THE PROBLEM → Skipping all pictures, set down the lines of the listing from the first through the one with "const y = d3.scaleLinear().domain([0, 10]).range([bottom, top]);".

DATA →
= = = = = = =
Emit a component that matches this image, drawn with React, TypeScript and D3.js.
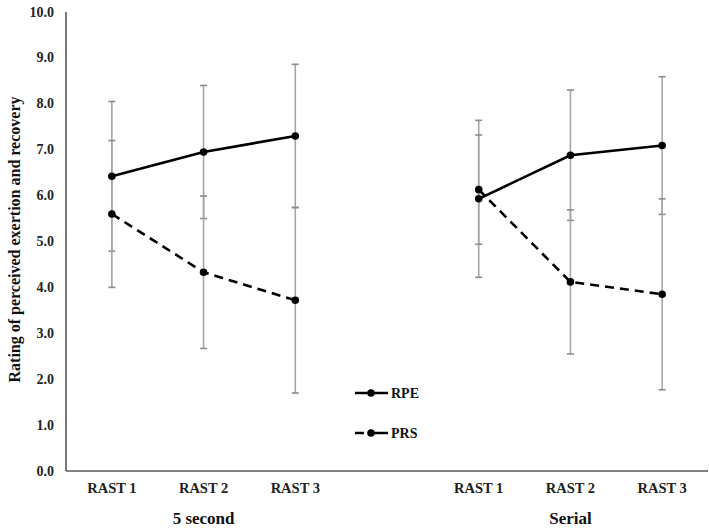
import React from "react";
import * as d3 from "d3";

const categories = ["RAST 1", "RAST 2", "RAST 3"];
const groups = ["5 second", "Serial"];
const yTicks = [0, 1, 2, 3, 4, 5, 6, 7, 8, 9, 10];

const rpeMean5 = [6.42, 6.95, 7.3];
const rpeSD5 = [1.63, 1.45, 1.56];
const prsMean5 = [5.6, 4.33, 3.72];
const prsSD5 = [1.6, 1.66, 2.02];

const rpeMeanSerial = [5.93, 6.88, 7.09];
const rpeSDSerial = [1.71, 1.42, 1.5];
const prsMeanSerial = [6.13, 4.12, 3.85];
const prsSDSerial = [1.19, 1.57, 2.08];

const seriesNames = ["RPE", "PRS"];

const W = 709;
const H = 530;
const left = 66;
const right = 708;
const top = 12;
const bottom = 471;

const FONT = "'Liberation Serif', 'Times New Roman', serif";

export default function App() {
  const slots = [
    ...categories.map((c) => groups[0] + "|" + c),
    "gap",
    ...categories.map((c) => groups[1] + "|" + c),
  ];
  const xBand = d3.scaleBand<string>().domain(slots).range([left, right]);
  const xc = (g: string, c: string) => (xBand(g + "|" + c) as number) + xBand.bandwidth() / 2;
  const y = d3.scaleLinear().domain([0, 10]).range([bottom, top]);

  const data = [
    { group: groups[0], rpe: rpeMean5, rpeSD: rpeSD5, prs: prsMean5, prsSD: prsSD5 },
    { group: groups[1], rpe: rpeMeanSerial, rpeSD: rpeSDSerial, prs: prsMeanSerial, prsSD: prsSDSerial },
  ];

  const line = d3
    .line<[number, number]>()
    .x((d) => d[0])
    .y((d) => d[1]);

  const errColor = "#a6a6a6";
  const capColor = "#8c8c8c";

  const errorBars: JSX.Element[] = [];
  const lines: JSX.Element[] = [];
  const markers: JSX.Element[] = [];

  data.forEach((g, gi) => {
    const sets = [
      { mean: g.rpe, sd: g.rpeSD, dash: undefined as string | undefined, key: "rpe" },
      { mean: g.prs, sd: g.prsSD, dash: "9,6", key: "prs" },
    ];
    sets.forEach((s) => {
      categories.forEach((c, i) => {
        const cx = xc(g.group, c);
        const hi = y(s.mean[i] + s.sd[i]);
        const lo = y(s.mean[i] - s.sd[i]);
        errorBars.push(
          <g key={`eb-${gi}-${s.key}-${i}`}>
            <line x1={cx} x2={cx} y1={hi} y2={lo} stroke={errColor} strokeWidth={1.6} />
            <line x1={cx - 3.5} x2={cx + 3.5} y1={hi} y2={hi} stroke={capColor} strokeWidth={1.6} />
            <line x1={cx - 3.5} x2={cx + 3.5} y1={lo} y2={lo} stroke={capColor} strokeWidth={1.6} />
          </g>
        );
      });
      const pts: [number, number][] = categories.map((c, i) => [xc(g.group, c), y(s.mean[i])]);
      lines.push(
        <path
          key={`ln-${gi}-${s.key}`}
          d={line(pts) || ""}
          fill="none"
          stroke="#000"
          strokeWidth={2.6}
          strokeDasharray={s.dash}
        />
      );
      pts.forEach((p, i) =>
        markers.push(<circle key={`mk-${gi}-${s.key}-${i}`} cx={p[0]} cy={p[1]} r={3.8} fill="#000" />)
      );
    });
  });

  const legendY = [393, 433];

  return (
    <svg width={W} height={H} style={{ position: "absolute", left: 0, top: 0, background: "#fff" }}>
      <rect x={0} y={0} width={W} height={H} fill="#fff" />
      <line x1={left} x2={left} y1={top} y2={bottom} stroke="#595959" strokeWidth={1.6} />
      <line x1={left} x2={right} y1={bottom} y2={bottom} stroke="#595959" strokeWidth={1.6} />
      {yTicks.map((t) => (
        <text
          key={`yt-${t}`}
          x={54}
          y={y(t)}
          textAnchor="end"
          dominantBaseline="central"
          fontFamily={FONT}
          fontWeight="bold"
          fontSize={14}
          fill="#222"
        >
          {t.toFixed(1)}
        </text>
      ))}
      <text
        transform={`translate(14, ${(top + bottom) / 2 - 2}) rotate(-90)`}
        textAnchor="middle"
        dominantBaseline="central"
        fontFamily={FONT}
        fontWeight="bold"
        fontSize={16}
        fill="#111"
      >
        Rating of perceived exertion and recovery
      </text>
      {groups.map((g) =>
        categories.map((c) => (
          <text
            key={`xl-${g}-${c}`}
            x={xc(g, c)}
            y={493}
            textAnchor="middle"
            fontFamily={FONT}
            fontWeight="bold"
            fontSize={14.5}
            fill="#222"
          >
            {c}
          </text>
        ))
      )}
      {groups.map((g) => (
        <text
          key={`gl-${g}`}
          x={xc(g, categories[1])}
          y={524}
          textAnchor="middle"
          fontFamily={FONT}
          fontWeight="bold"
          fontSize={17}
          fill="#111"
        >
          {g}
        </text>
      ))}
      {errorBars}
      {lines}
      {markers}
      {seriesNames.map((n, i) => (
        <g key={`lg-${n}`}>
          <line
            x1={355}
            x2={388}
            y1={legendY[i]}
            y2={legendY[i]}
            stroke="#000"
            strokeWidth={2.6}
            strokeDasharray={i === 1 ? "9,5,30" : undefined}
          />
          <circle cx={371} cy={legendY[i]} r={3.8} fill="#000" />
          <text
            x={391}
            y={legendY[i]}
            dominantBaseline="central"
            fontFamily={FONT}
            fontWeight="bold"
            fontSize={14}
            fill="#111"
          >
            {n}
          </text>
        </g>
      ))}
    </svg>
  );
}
= = = = = = =
REPLY →
Emit a component that matches this image, drawn with React, TypeScript and D3.js.
import React from "react";
import * as d3 from "d3";

const categories = ["RAST 1", "RAST 2", "RAST 3"];
const groups = ["5 second", "Serial"];
const yTicks = [0, 1, 2, 3, 4, 5, 6, 7, 8, 9, 10];

const rpeMean5 = [6.42, 6.95, 7.3];
const rpeSD5 = [1.63, 1.45, 1.56];
const prsMean5 = [5.6, 4.33, 3.72];
const prsSD5 = [1.6, 1.66, 2.02];

const rpeMeanSerial = [5.93, 6.88, 7.09];
const rpeSDSerial = [1.71, 1.42, 1.5];
const prsMeanSerial = [6.13, 4.12, 3.85];
const prsSDSerial = [1.19, 1.57, 2.08];

const seriesNames = ["RPE", "PRS"];

const W = 709;
const H = 530;
const left = 66;
const right = 708;
const top = 12;
const bottom = 471;

const FONT = "'Liberation Serif', 'Times New Roman', serif";

export default function App() {
  const slots = [
    ...categories.map((c) => groups[0] + "|" + c),
    "gap",
    ...categories.map((c) => groups[1] + "|" + c),
  ];
  const xBand = d3.scaleBand<string>().domain(slots).range([left, right]);
  const xc = (g: string, c: string) => (xBand(g + "|" + c) as number) + xBand.bandwidth() / 2;
  const y = d3.scaleLinear().domain([0, 10]).range([bottom, top]);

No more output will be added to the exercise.